- The Washington Times - Thursday, July 5, 2018

Credit Suisse agreed to pay nearly $77 million in penalties for corrupt hiring policies, the U.S. Securities and Exchange Commission and Department of Justice announced Thursday.

The international bank broke a deal with both federal agencies over a hiring scheme committed by their Hong Kong subsidiary. The parent company, Credit Suisse Group AG, will pay $29.7 million to SEC while the smaller branch owes $47 million to the Justice Department.

Credit Suisse (Hong Kong) Limited (CSHK) was found guilty of doling out positions to friends and family members of Chinese officials, according to a Justice Department press release. In return, bankers would receive business deals from the government agents and “state-owned entities.”

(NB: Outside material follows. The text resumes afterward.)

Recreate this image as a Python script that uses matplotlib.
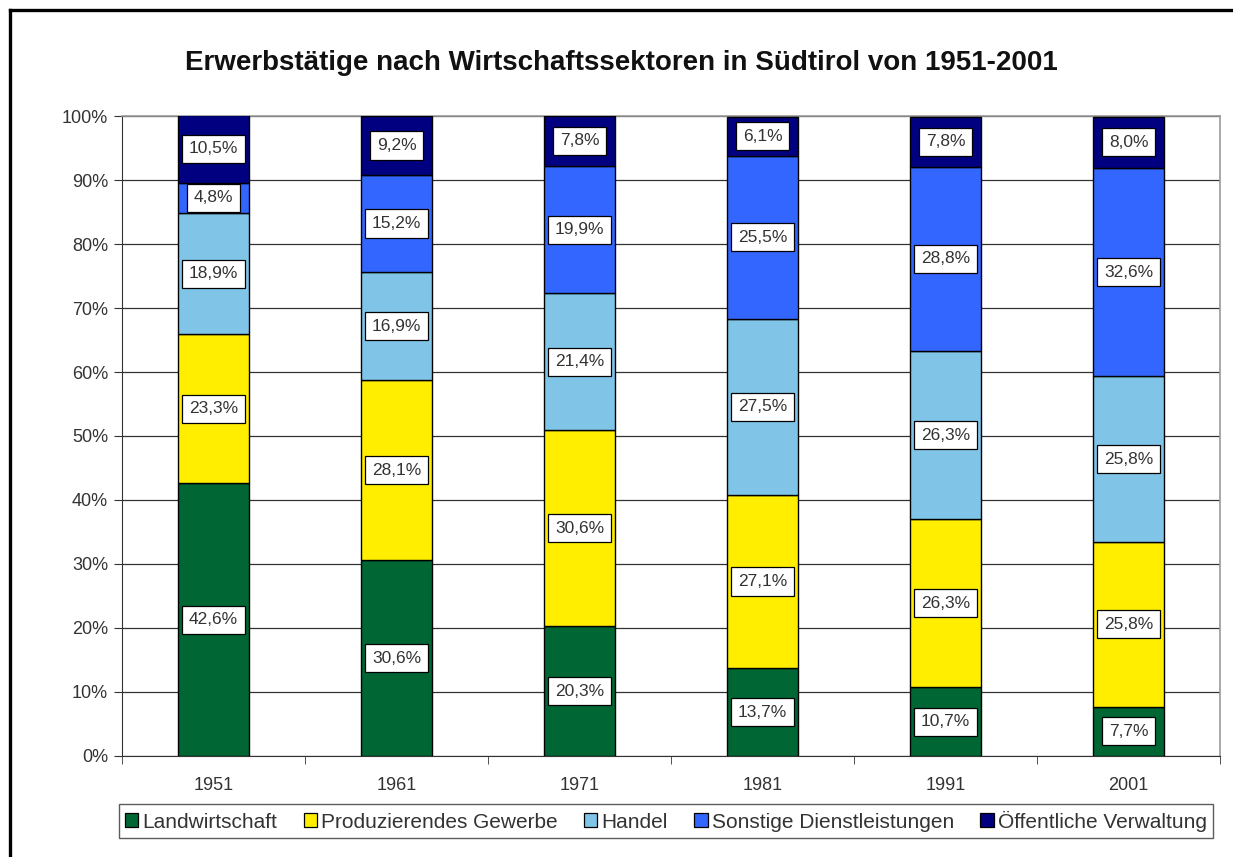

“Bribery can take many forms, including granting employment to friends and relatives of government officials,” said Charles Cain, chief of the SEC Enforcement Division’s FCPA unit. “Credit Suisse’s practice of engaging in these hiring practices violated the law, and it is now being held to account for having done so.”

CSHK admitted that these referral hires were not as qualified and not strictly vetted yet still received benefits. The referral hires brought in at least $46 million as profits for the company.

“In the banking industry, not every undertaking is fair game,” said Assistant Director-in-Charge William Sweeney. “Trading employment opportunities for less-than-qualified individuals in exchange for lucrative business deals is an example of nepotism at its finest.”

The ploy violated anti-bribery and internal accounting controls provisions of the Securities Exchange Act of 1934.